Of Nixon's decision to run for governor, she adds astutely: "Given the unique combination of being cultural icons and the habitual lack of respect the Sex and the City women have endured since the show's premiere 20 years ago, it's particularly significant that one of them is running for political office. In fact, Nixon's run encapsulates the trajectory of women's political power over the past two decades. Sex and the City allowed women to wage war culturally, but only within their "feminine" territory: dating, sex, fashion, food and shopping. Nixon is taking that fight outside the girly stuff."

Sex and the City, where are they now?

Sarah Jessica Parker (Carrie Bradshaw)
Though it seemed SJP would barely escape the shadow of her famous character, she found critical acclaim in the Sharon Horgan-penned HBO series Divorce. She lives in New York with her husband Matthew Broderick and children, James (15), and seven-year-old twins Marion and Tabitha (7).

Cynthia Nixon (Miranda Hobbes)
In addition to her political activism, Nixon has been a near-constant presence on the Broadway stage. She did recently thrill TV fans with cameos in Broad City and The Affair. She lives in New York with her wife Christine Marinoni and has three children: Samantha (21), Charles (15) and Max (7).


Kim Cattrall (Samantha Jones)
Cattrall turned in a stellar performance as the menopausal Davina Jackson in the acclaimed TV series Sensitive Skin, winning an Emmy for the role in 2015. Last year, Cattrall reportedly claimed that the gruelling schedule on Sex and the City impacted on her decision not to start a family in her 40s.

Kristin Davis (Charlotte York)
Davis, too, has shone on the stage, playing Beth Gallagher in the West End production of Fatal Attraction in 2014. That same year, she appeared in the ill-fated TV series Bad Teacher. In 2011, she adopted a daughter, Gemma Rose, and they live in Los Angeles.

Chris Noth (Mr Big)
Chris Noth followed up his Golden Globe-nominated turn as Big with another star turn in The Good Wife. More recently, he appeared as an FBI agent in the series Gone. He is also owner of the Cutting Room, a music venue in New York. It was here that he met his wife, Tara Lynn Wilson. Their son, Orion Christopher, was born in 2008.

Jason Lewis (Smith Jerrod)
Former model Lewis has enjoyed a consistent TV career. His post-SATC credits include CSI, How I Met Your Mother, Charmed and Brothers & Sisters. He has reportedly been in a relationship with actress Satsuki Mitchell since 2012.
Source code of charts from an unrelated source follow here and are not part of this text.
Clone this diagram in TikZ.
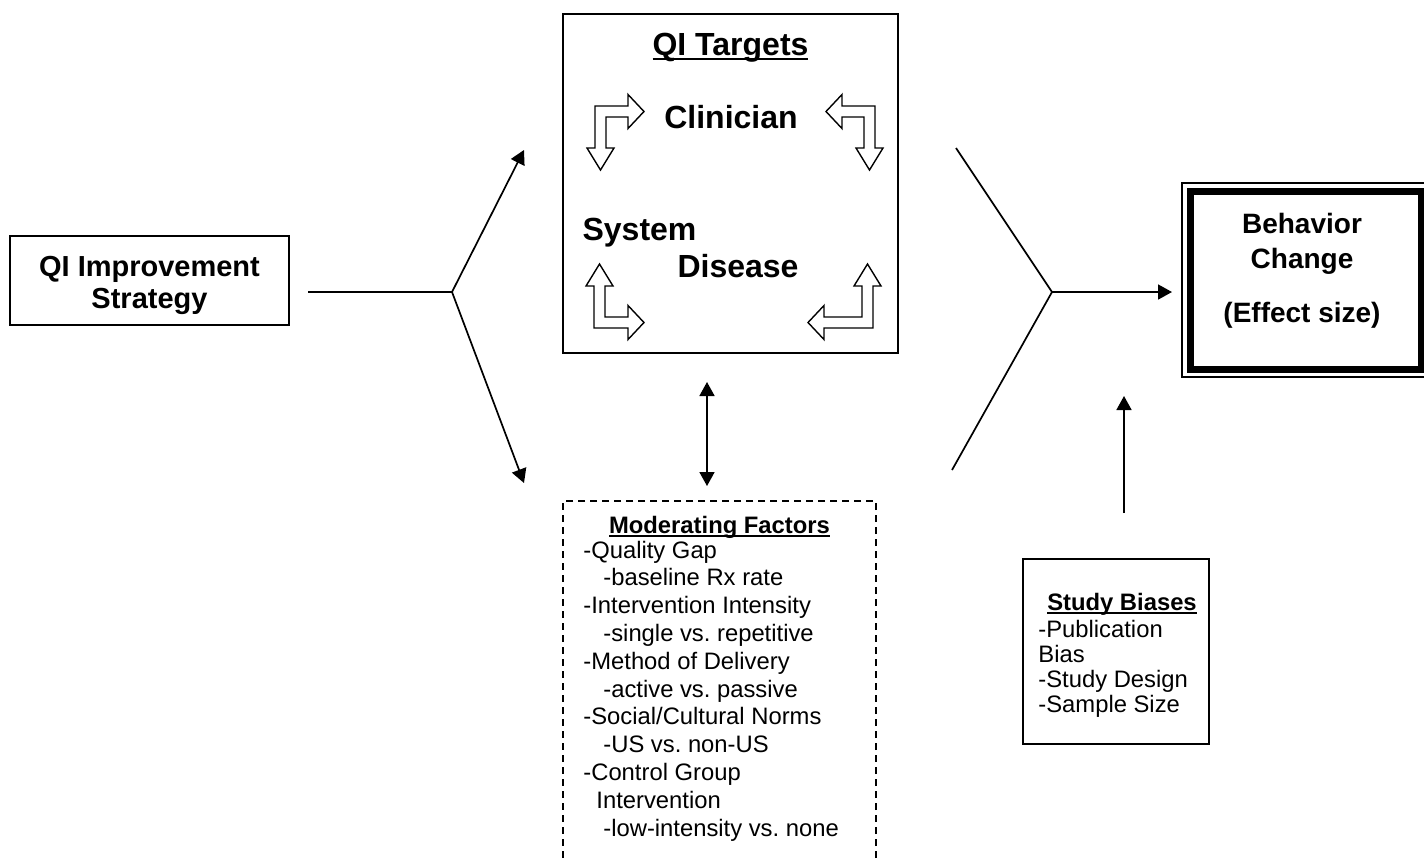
\documentclass[tikz,border=0pt]{standalone}
\usepackage{fontspec}
\setmainfont{Liberation Sans}
\usetikzlibrary{arrows.meta}
\frenchspacing

\newcommand{\undl}[1]{\setbox0\hbox{#1}\leavevmode\rlap{\rule[-0.17em]{\wd0}{0.08em}}\box0}
\newcommand{\bentarrow}[4]{%
  \draw[bentline,shift={#1},xscale=#2,yscale=#3] (0,0) -- (#4,0) -- (#4,-11.5) -- ({#4+16},5.5) -- (#4,22.5) -- (#4,11) -- (11,11) -- (11,42) -- (19,42) -- (5.5,64) -- (-8,42) -- (0,42) -- cycle;}

\tikzset{
  boxed/.style={draw,line width=1pt,inner sep=0pt,outer sep=0pt},
  bigtxt/.style={font=\bfseries\fontsize{16}{19}\selectfont,inner sep=0pt,anchor=base},
  headtxt/.style={font=\bfseries\fontsize{14.5}{16}\selectfont,align=center},
  smalltxt/.style={font=\fontsize{11.9}{13.9}\selectfont,inner sep=0pt,align=left,anchor=base west},
  smallhead/.style={font=\bfseries\fontsize{11.9}{13.9}\selectfont,inner sep=0pt,anchor=base},
  conn/.style={line width=0.85pt},
  arr/.style={conn,-{Triangle[length=7pt,width=7.5pt]}},
  dblarr/.style={conn,{Triangle[length=7pt,width=7.5pt]}-{Triangle[length=7pt,width=7.5pt]}},
  bentline/.style={line width=0.7pt},
}

\begin{document}
\begin{tikzpicture}[x=0.5pt,y=-0.5pt]
        \useasboundingbox (0,0) rectangle (1424,859);

        \node[boxed,headtxt,minimum width=139.5pt,minimum height=44.5pt] (strat) at (149.5,280.5) {\rule{0pt}{14.7pt}QI Improvement\\Strategy};
        \node[boxed,minimum width=167.5pt,minimum height=169.5pt] (tgt) at (730.5,183.5) {};
        \node[boxed,line width=3.5pt,minimum width=115.5pt,minimum height=89pt] (beh) at (1305.5,280) {};
        \node[boxed,dashed,dash pattern=on 3.5pt off 2.5pt,anchor=north,minimum width=156.5pt,minimum height=250pt] (mod) at (719.5,501) {};
        \node[boxed,minimum width=93pt,minimum height=92.5pt] (study) at (1116,651.5) {};
        \draw[line width=0.75pt] ([shift={(-8,-8)}]beh.north west) rectangle ([shift={(8,8)}]beh.south east);

        \node[bigtxt] (tgttitle) at (730.5,55) {\undl{QI Targets}};
        \node[bigtxt] (clin) at (731,128) {Clinician};
        \node[bigtxt] (sys) at (639.5,240) {System};
        \node[bigtxt] (dis) at (738,277) {Disease};
        % base of a multi-line node = last line
        \node[headtxt,font=\bfseries\fontsize{14}{17.5}\selectfont,inner sep=0pt,anchor=base] (behtxt) at (1302,322) {Behavior\\Change\\[9.5pt](Effect size)};

        \node[smallhead] (modtitle) at (719.5,533) {\undl{Moderating Factors}};
        \node[smalltxt] (modlist) at (583,836) {-Quality Gap\\\hspace*{10pt}-baseline Rx rate\\-Intervention Intensity\\\hspace*{10pt}-single vs. repetitive\\-Method of Delivery\\\hspace*{10pt}-active vs. passive\\-Social/Cultural Norms\\\hspace*{10pt}-US vs. non-US\\-Control Group\\\hspace*{6.5pt}Intervention\\\hspace*{10pt}-low-intensity vs. none};
        \node[smallhead] (studytitle) at (1122,610) {\undl{Study Biases}};
        \node[smalltxt,font=\fontsize{11.9}{12.5}\selectfont] (studylist) at (1038,712) {-Publication\\Bias\\-Study Design\\-Sample Size};

        \bentarrow{(595,106)}{1}{1}{33}
        \bentarrow{(875,106)}{-1}{1}{33}
        \bentarrow{(594,328)}{1}{-1}{34}
        \bentarrow{(873,328)}{-1}{-1}{49}

        \coordinate (jl) at (452,292);
        \coordinate (jlup) at (524,150);
        \coordinate (jldn) at (524,483);
        \coordinate (jr) at (1052,292);
        \coordinate (rup) at (956,148);
        \coordinate (rdn) at (952,470);

	\draw[conn,shorten <=9.5pt] (strat.east |- jl) -- (jl);
	\draw[arr] (jl) -- (jlup);
	\draw[arr] (jl) -- (jldn);
	\draw[conn] (rup) -- (jr) -- (rdn);
	\draw[arr,shorten >=9pt] (jr) -- (beh.west |- jr);
	\draw[arr,shorten <=23pt,shorten >=13.5pt] ([xshift=4pt]study.north) -- ([xshift=4pt]study.north |- beh.south);
	\draw[dblarr,shorten <=14.5pt,shorten >=7.5pt] ([xshift=-11.75pt]tgt.south) -- ([xshift=-11.75pt]tgt.south |- mod.north);
\end{tikzpicture}
\end{document}
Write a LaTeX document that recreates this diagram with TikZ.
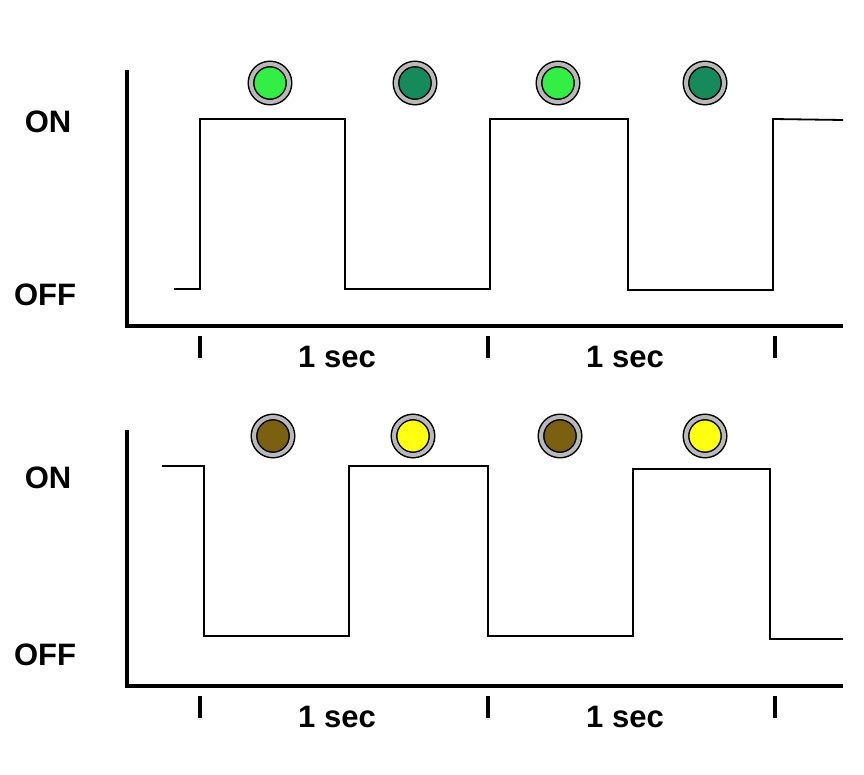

David Eigenberg (Steve Brady)
Eigenberg spent his post-SATC years on the small screen in Criminal Minds, Castle and Law & Order. He was cast as fireman Christopher Herrmann in Chicago Fire in 2012. He and his wife Chrysti have two children.

Evan Handler (Harry Goldenblatt)
Last seen as a legal eagle in American Crime Story: The People v OJ Simpson, Handler is now a noted writer. His second book, 2008's It's Only Temporary, was widely acclaimed. He contributes regularly to magazines and news sites including Oprah, Elle and the Huffington Post.

Kyle McLachlan (Trey McDougal)
The normally intense McLachlan turned in a stellar comedic performance as dweeby Trey. His career has flourished down the years, and his more recent projects have seen him excel in voice work, as Riley's dad in the Oscar-winning Inside Out and as Del in American Dad! He married publicist Desiree Gruber and the two split their time between LA and New York.

John Corbett (Aidan Shaw)
To some viewers, the kind and dependable Aidan was the one that got away from Carrie. In real life, he has been seeing actress Bo Derek since they met on a blind date in 2002. The two live in Santa Ynez in California, with their four horses and two German Shepherd dogs. He recently appeared in the final series of the brilliant comedy Portlandia.